For payment integrity specifically, there are three immediate implications:
IDR data has to be treated as core, not peripheral. If arbitration outcomes are routinely delivering 2–3x in‑network rates and occasionally 20x+ multiples for assistants on single cases, then any true‑up, reserve, or trend model that ignores IDR exposure is going to be wrong in ways that matter.
Facility behavior belongs firmly inside provider risk models. In almost every Times example, it’s the facility making conscious staffing choices that set up the out‑of‑network assistant exposure. If your risk scoring is still primarily physician‑centric, you’re going to miss the locus of control for these arbitrage plays.

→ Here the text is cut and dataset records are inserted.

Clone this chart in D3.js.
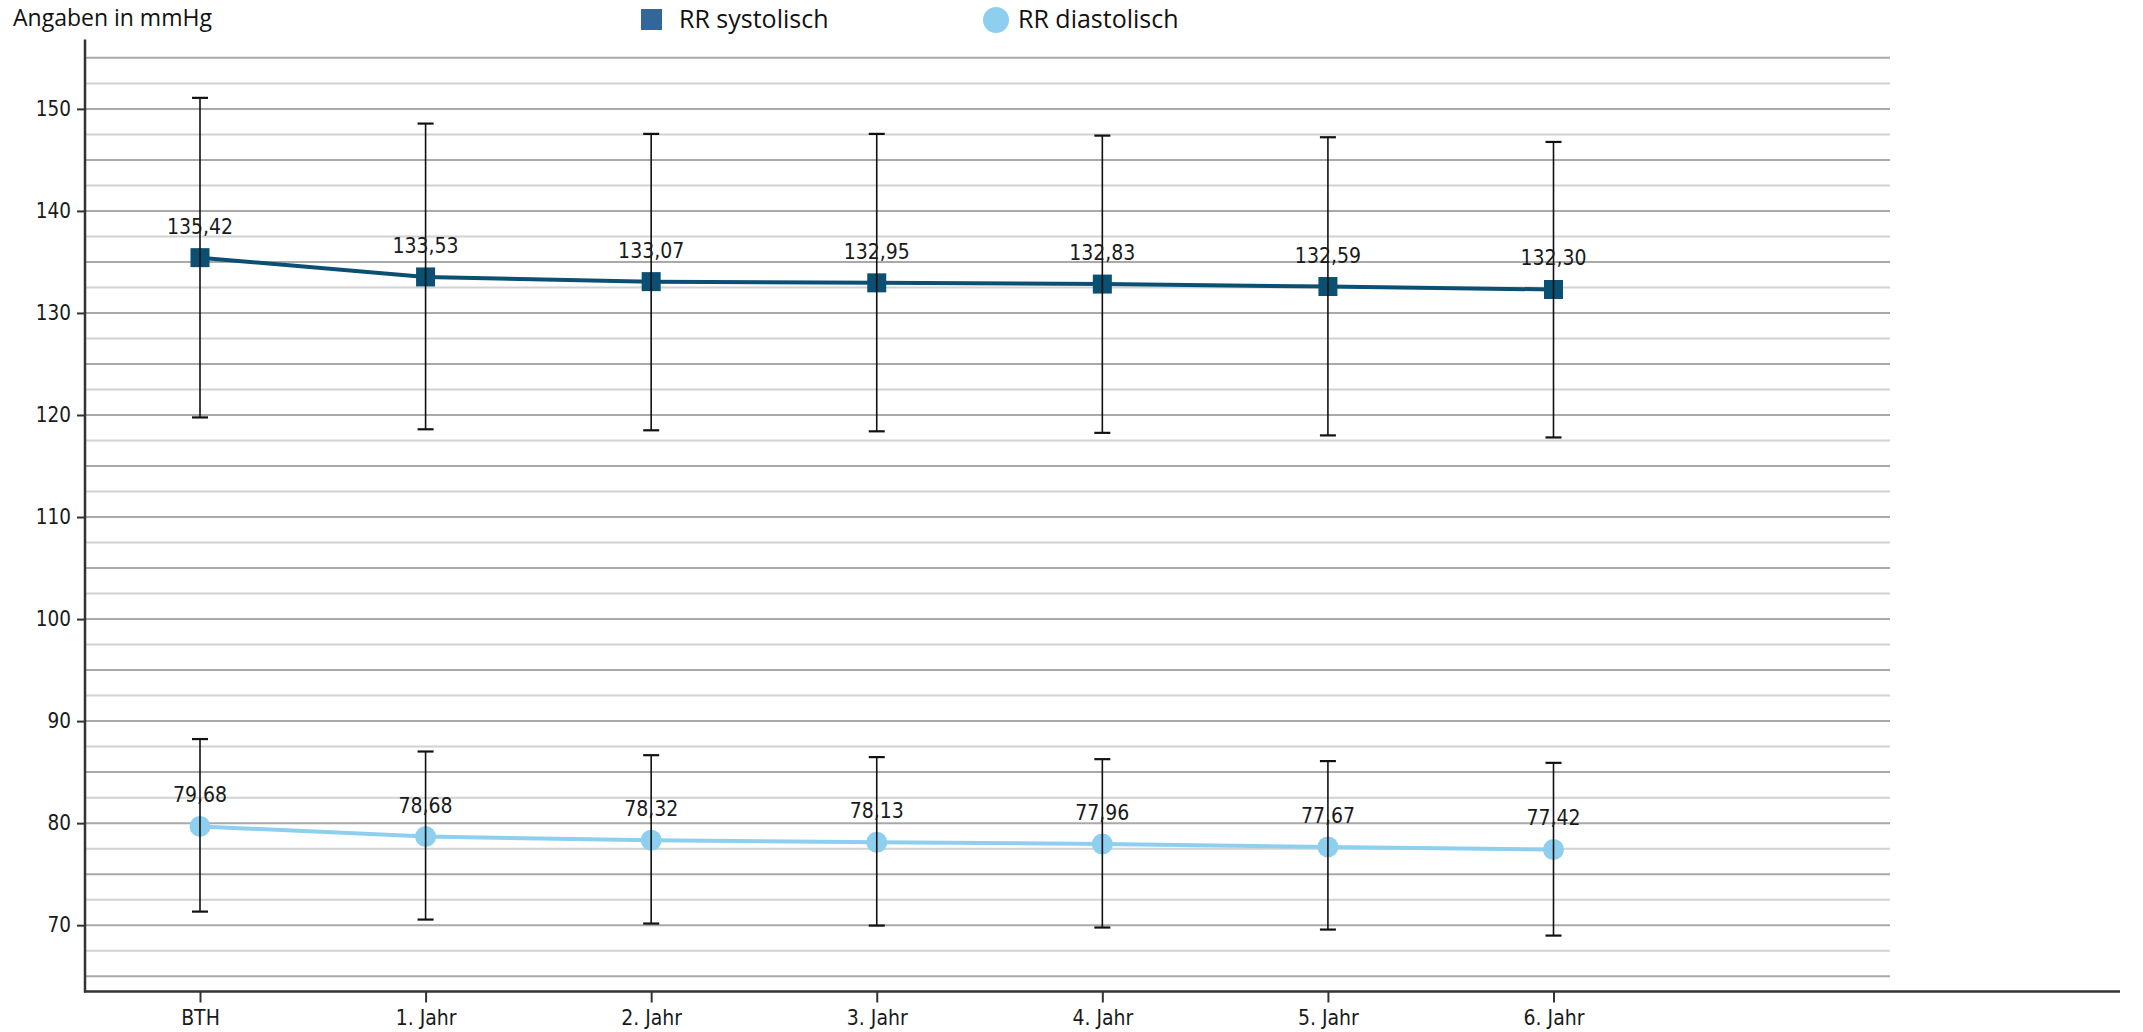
<!DOCTYPE html>
<html>
<head>
<meta charset="utf-8">
<script src="https://cdn.jsdelivr.net/npm/d3@7"></script>
<style>
  html, body { margin: 0; padding: 0; background: #ffffff; }
  svg { display: block; }
  .num { font-family: "DejaVu Sans Condensed", "DejaVu Sans", sans-serif; font-stretch: condensed; fill: #1a1a1a; }
  .ui { font-family: "Open Sans", "Noto Sans", sans-serif; fill: #111; }
</style>
</head>
<body>
<svg id="chart" width="2143" height="1032"></svg>
<script>
// ---- data ----
const categories = ["BTH", "1. Jahr", "2. Jahr", "3. Jahr", "4. Jahr", "5. Jahr", "6. Jahr"];
const sysMean  = [135.42, 133.53, 133.07, 132.95, 132.83, 132.59, 132.30];
const sysUpper = [151.08, 148.56, 147.55, 147.55, 147.38, 147.22, 146.76];
const sysLower = [119.76, 118.60, 118.50, 118.40, 118.25, 118.00, 117.80];
const diaMean  = [79.68, 78.68, 78.32, 78.13, 77.96, 77.67, 77.42];
const diaUpper = [88.24, 87.02, 86.66, 86.47, 86.27, 86.08, 85.91];
const diaLower = [71.33, 70.55, 70.16, 69.96, 69.77, 69.57, 68.98];
const yTickValues = [70, 80, 90, 100, 110, 120, 130, 140, 150];
const gridValues = [65, 67.5, 70, 72.5, 75, 77.5, 80, 82.5, 85, 87.5, 90, 92.5, 95, 97.5, 100,
  102.5, 105, 107.5, 110, 112.5, 115, 117.5, 120, 122.5, 125, 127.5, 130, 132.5, 135, 137.5,
  140, 142.5, 145, 147.5, 150, 152.5, 155];
const yLabel = "Angaben in mmHg";
const seriesNames = ["RR systolisch", "RR diastolisch"];

// ---- layout ----
const svg = d3.select("#chart");
const plotLeft = 85, plotBottom = 991.5, plotTop = 39.5, gridRight = 1890, axisRight = 2120;
const sysColor = "#0b4f72", sysLegend = "#336699", diaColor = "#8ecff0";

const x = d3.scalePoint().domain(categories).range([200, 1553.5]);
const y = d3.scaleLinear().domain([63.5, 156.8]).range([plotBottom, plotTop]);
const fmt = v => d3.format(".2f")(v).replace(".", ",");

// gridlines
svg.append("g").selectAll("line").data(gridValues).join("line")
  .attr("x1", plotLeft).attr("x2", gridRight)
  .attr("y1", d => y(d)).attr("y2", d => y(d))
  .attr("stroke", d => (d % 5 === 0) ? "#a9a9a9" : "#d2d2d2")
  .attr("stroke-width", 2);

// y axis
const yAxis = svg.append("g").attr("transform", `translate(${plotLeft},0)`)
  .call(d3.axisLeft(y).tickValues(yTickValues).tickSize(8).tickPadding(6).tickFormat(d3.format("d")));
yAxis.select(".domain").remove();
yAxis.selectAll(".tick line").attr("stroke", "#333").attr("stroke-width", 2);
yAxis.selectAll(".tick text").attr("class", "num").style("font-size", "20.5px").attr("fill", "#1a1a1a");
svg.append("line").attr("x1", plotLeft).attr("x2", plotLeft)
  .attr("y1", plotTop).attr("y2", plotBottom + 1)
  .attr("stroke", "#333").attr("stroke-width", 2.5);

// x axis
const xAxis = svg.append("g").attr("transform", `translate(0,${plotBottom})`)
  .call(d3.axisBottom(x).tickSize(11).tickPadding(8));
xAxis.select(".domain").remove();
xAxis.selectAll(".tick line").attr("stroke", "#333").attr("stroke-width", 2);
xAxis.selectAll(".tick text").attr("class", "num").style("font-size", "21px").attr("fill", "#1a1a1a");
svg.append("line").attr("x1", plotLeft - 1).attr("x2", axisRight)
  .attr("y1", plotBottom).attr("y2", plotBottom)
  .attr("stroke", "#333").attr("stroke-width", 2.5);

// axis title
svg.append("text").attr("class", "ui").attr("x", 13).attr("y", 26)
  .style("font-size", "23px").text(yLabel);

// series
function drawSeries(mean, upper, lower, color, shape) {
  const g = svg.append("g");
  g.append("path").datum(mean)
    .attr("d", d3.line().x((d, i) => x(categories[i])).y(d => y(d)))
    .attr("fill", "none").attr("stroke", color).attr("stroke-width", 4);
  if (shape === "square") {
    g.selectAll("rect").data(mean).join("rect")
      .attr("x", (d, i) => x(categories[i]) - 9.5).attr("y", d => y(d) - 9.5)
      .attr("width", 19).attr("height", 19).attr("fill", color);
  } else {
    g.selectAll("circle").data(mean).join("circle")
      .attr("cx", (d, i) => x(categories[i])).attr("cy", d => y(d))
      .attr("r", 10.5).attr("fill", color);
  }
  const eb = g.append("g").attr("stroke", "#111").attr("stroke-width", 1.6);
  categories.forEach((c, i) => {
    const cx = x(c);
    eb.append("line").attr("x1", cx).attr("x2", cx).attr("y1", y(upper[i])).attr("y2", y(lower[i]));
    eb.append("line").attr("x1", cx - 8).attr("x2", cx + 8).attr("y1", y(upper[i])).attr("y2", y(upper[i])).attr("stroke-width", 2.2);
    eb.append("line").attr("x1", cx - 8).attr("x2", cx + 8).attr("y1", y(lower[i])).attr("y2", y(lower[i])).attr("stroke-width", 2.2);
  });
  g.selectAll("text.val").data(mean).join("text")
    .attr("class", "num val")
    .attr("x", (d, i) => x(categories[i]))
    .attr("y", d => y(d) - 24)
    .attr("text-anchor", "middle")
    .style("font-size", "21px")
    .text(d => fmt(d));
}
drawSeries(sysMean, sysUpper, sysLower, sysColor, "square");
drawSeries(diaMean, diaUpper, diaLower, diaColor, "circle");

// legend
const lg = svg.append("g");
lg.append("rect").attr("x", 641).attr("y", 9).attr("width", 21).attr("height", 21).attr("fill", sysLegend);
lg.append("text").attr("class", "ui").attr("x", 679).attr("y", 28).style("font-size", "25px").text(seriesNames[0]);
lg.append("circle").attr("cx", 996).attr("cy", 20).attr("r", 13).attr("fill", diaColor);
lg.append("text").attr("class", "ui").attr("x", 1018).attr("y", 28).style("font-size", "25px").text(seriesNames[1]);
</script>
</body>
</html>
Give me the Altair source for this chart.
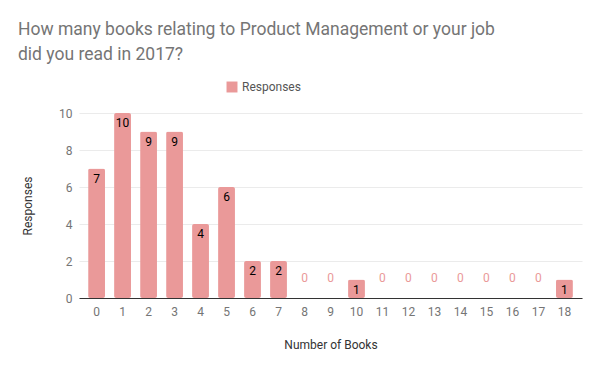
import altair as alt
import pandas as pd

books = [str(i) for i in range(0, 19)]
responses = [7, 10, 9, 9, 4, 6, 2, 2, 0, 0, 1, 0, 0, 0, 0, 0, 0, 0, 1]
y_ticks = [0, 2, 4, 6, 8, 10]

df = pd.DataFrame({"Number of Books": books, "Responses": responses, "series": ["Responses"] * len(books)})

FONT = "Roboto"
BAR = "#ea9999"

x = alt.X("Number of Books:N", sort=books,
          scale=alt.Scale(paddingInner=0.35, paddingOuter=0.35),
          axis=alt.Axis(title="Number of Books", labelAngle=0, ticks=False,
                        domainColor="#333333", labelColor="#757575", labelFontSize=12,
                        labelPadding=8, titleColor="#333333", titleFontSize=12,
                        titleFontWeight="normal", titlePadding=22, labelFont=FONT, titleFont=FONT))

y = alt.Y("Responses:Q", scale=alt.Scale(domain=[0, 10], nice=False),
          axis=alt.Axis(title="Responses", values=y_ticks, tickCount=6, domain=False, ticks=False,
                        labelOverlap=False, labelFlush=False,
                        gridColor="#ebebeb", labelColor="#757575", labelFontSize=12, labelPadding=7,
                        titleColor="#333333", titleFontSize=12, titleFontWeight="normal",
                        titlePadding=24, labelFont=FONT, titleFont=FONT))

bars = alt.Chart(df).mark_bar(cornerRadius=2).encode(
    x=x,
    y=y,
    color=alt.Color("series:N", scale=alt.Scale(range=[BAR]),
                    legend=alt.Legend(title=None, orient="none", legendX=147, legendY=-32,
                                      symbolType="square", symbolSize=120, symbolStrokeWidth=0,
                                      labelFontSize=12, labelColor="#555555", labelFont=FONT)),
)

inside = alt.Chart(df).transform_filter("datum.Responses > 0").mark_text(
    baseline="top", dy=5, fontSize=12, color="#000000", font=FONT
).encode(x=x, y=y, text="Responses:Q")

zeros = alt.Chart(df).transform_filter("datum.Responses == 0").mark_text(
    baseline="bottom", dy=-13, fontSize=12, color=BAR, font=FONT
).encode(x=x, y=y, text="Responses:Q")

chart = alt.layer(bars, inside, zeros).properties(
    width=503, height=185,
    autosize=alt.AutoSizeParams(type="none"),
    padding={"left": 71, "top": 105, "right": 10, "bottom": 70},
    title=alt.TitleParams(
        ["How many books relating to Product Management or your job", "did you read in 2017?"],
        anchor="start", frame="group", dx=-61, fontSize=17.5, font=FONT, fontWeight="normal",
        color="#757575", lineHeight=25, offset=18),
).configure_view(stroke=None)

chart.save("out.html", embed_options={"renderer": "svg", "actions": False})
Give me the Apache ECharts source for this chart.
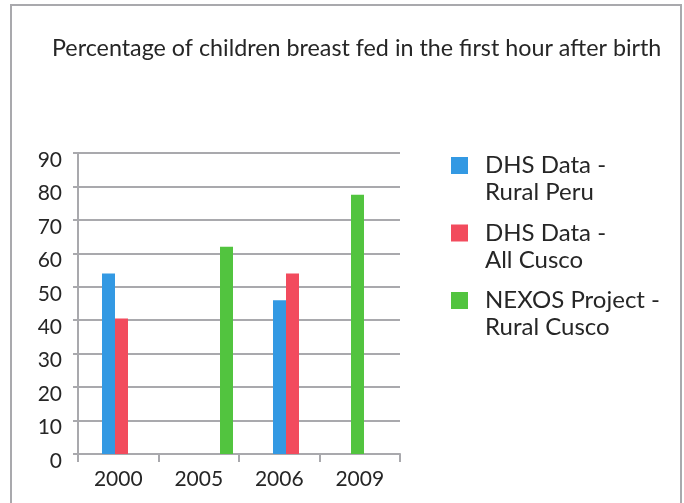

Where This Probably Goes From Here
On the regulatory side, the combination of the Times piece, CBO’s walkback, and growing empirical evidence that arbitration awards systematically overshoot negotiated rates makes some form of tightening almost inevitable. The May 2026 IDR rule changes are a first step focused on operations—fees, batching, standardized codes, and a gateway platform—but they don’t directly attack the assistant‑specific loopholes yet.
Expect at least three trajectories:
More aggressive payer‑side policy moves, like Elevance’s facility administrative policy, aimed at cutting off the out‑of‑network assistant pipeline before it ever hits IDR.
Pressure to incorporate comparative benchmarks for assists into arbitrator guidance, whether through sub‑regulatory instructions or future rulemaking, so that a six‑figure assist award has to be explicitly justified against something other than the provider’s narrative.
Expansion of SIU and audit focus into IDR decisions themselves, including arbitrator‑level pattern analysis, as researchers and payers continue to document provider win rates above 80 percent and awards well above market medians.
For people underwriting payment integrity as an asset class—VCs, private equity, and strategically minded payers—the takeaway isn’t that the No Surprises Act failed. The law clearly did what it was supposed to do for patients in emergency and unplanned care settings. The takeaway is that every time you carve out a parallel payment track to solve one problem, you create a new surface area for arbitrage somewhere else.
Assistants turning one spinal fusion into 11 arbitration paydays and walking away with 24x surgeon‑level multiples are just the most photogenic edge of that surface. The more prosaic reality—quiet leverage in contract negotiations, facility policies that normalize out‑of‑network staffing, and arbitrators making systematically generous decisions in data‑poor environments—is where most of the dollars, and most of the future enforcement, are going to live.